Paul rejected human rules about kosher food and religious holidays: “Let me tell you, these rules are worthless because they do nothing to help people overcome their sinful desires” (Colossians 2:16-23.)
Paul may have been warning Titus about the same false teachers he had warned the Christians of Colossae about: monk-like ascetics who told people to deprive themselves. “Don’t let anyone feed you their rules about what you should eat or drink, or what religious holidays you should observe, including new moon rituals or worship on the Sabbath. Important once, these were just shadows compared to the reality we now have in Christ” (Colossians 2:16-17).
Paul’s opening to the letter, Titus 1:1-4, sounds like something you would say to someone who didn’t know you and who didn’t know what you were doing with your life. But Paul and Titus were associates who traveled together. Why do you think Paul opened the letter this way?
God handpicked Abraham as the father of his Chosen People, the Jews, some 2,000 years before Paul. In that stretch of time, the Jews produced some notable heroes of the faith, including Moses, King David, King Solomon, and the prophets Isaiah, Daniel, and Ezekiel. Yet Paul says it was only now, during Paul’s generation, that God chose to reveal his plan of eternal life. How is that not Paul doing some heavy-duty self-promotion?
Paul creates a thoughtful and sometimes entertaining list of traits he wants to see or not see in church leaders (1:5-9). Just for fun, how about trying to put them in order of importance—as you would rate them? Or just pick out some of the ones that you think pose the greatest problem in local churches today.
- Squeaky clean and above suspicion
- One-woman man
- His kids are believers
- Fan of goodness
- Devoted to God
- Believes what he has been taught about the faith
- Tells others about Jesus
- Stands up to people who attack the faith
- Party animal
There’s one point in this letter where Paul might sound like a bigot.
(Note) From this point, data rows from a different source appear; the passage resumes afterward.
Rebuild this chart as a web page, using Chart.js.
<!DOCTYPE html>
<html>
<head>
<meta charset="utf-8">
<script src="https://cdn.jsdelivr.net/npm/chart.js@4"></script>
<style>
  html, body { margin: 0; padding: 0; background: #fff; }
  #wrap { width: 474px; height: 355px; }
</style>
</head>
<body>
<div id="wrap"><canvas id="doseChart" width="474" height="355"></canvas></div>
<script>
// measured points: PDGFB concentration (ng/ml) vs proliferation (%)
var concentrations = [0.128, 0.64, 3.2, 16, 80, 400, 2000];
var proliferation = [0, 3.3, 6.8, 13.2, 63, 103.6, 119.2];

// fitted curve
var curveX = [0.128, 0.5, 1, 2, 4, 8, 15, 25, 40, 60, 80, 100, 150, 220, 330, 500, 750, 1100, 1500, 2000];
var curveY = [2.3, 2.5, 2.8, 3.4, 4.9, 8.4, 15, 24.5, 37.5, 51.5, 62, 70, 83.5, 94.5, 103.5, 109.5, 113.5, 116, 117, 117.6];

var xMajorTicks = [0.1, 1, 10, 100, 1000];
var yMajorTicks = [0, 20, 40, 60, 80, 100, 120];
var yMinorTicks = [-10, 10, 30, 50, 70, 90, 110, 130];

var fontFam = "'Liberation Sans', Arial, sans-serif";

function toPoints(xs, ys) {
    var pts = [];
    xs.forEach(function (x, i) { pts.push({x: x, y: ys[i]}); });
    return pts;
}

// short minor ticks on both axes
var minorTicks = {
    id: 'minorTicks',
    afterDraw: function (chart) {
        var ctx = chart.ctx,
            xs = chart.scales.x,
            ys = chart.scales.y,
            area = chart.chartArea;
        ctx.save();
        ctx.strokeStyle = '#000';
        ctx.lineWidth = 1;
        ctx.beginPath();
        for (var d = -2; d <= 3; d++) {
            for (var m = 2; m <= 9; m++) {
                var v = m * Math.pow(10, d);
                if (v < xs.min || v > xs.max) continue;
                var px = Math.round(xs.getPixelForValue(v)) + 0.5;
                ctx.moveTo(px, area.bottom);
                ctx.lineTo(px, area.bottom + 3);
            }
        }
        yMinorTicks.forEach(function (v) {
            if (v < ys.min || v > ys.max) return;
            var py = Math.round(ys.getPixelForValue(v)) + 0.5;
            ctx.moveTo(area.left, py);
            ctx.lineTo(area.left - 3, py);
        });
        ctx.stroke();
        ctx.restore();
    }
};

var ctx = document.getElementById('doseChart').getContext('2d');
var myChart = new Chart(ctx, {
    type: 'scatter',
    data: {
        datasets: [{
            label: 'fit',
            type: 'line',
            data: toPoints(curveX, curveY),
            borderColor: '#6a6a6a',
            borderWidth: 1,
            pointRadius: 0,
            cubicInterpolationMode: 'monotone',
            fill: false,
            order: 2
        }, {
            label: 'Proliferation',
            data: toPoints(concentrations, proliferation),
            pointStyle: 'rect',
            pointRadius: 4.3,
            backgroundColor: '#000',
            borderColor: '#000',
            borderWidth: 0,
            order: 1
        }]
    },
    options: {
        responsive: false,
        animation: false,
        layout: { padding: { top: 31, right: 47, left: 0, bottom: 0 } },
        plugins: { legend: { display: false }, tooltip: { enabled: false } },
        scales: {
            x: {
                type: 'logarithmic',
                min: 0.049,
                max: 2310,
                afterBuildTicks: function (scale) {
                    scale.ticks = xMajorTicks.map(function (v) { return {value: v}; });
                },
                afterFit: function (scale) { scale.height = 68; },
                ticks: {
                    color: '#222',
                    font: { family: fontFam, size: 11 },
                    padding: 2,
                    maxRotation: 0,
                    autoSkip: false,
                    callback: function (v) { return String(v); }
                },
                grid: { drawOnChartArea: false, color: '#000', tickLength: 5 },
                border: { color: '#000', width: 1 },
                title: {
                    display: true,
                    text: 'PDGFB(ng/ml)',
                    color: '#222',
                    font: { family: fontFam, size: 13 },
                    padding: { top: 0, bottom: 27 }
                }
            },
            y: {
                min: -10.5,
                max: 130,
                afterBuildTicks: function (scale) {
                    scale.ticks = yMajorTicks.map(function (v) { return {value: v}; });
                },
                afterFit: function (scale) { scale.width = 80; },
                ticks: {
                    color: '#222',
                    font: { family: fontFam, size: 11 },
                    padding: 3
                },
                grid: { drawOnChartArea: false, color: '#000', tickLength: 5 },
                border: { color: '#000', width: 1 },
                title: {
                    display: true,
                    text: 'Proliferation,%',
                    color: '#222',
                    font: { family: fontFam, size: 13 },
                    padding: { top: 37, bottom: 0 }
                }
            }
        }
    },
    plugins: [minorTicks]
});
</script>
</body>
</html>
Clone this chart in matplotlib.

It shows up when Paul warns Titus about the people of Crete.” Paul doesn’t seem to show much love to the people of Crete. He quotes one of their writers and says, “Cretans are chronic liars, savage brutes, and lazy bums. They’re good for nothing but feeding themselves” (1:12). Then Paul agrees with that writer, “He got that right. That’s the kind of people you’re dealing with” (1:13). Merriam-Webster says a bigot is someone “who regards or treats the members of a group (as a racial or ethnic group) with hatred and intolerance. Do you think Paul went overboard here and needs to stand at the Pearly Gates in heaven and greet every person from Crete with an apology?
Paul said, “In a religious sense, everything is ritually clean to the person who is morally clean” (1:15). Really? What about prostitution, heroin, and rooting against the Kansas City Royals? Aren’t they bad? Well, at least two of them.
LIFE APPLICATION. What do you think churches today should do about Paul’s suggestion that when it comes to a candidate for church leadership, “His kids should be believers” (1:6)?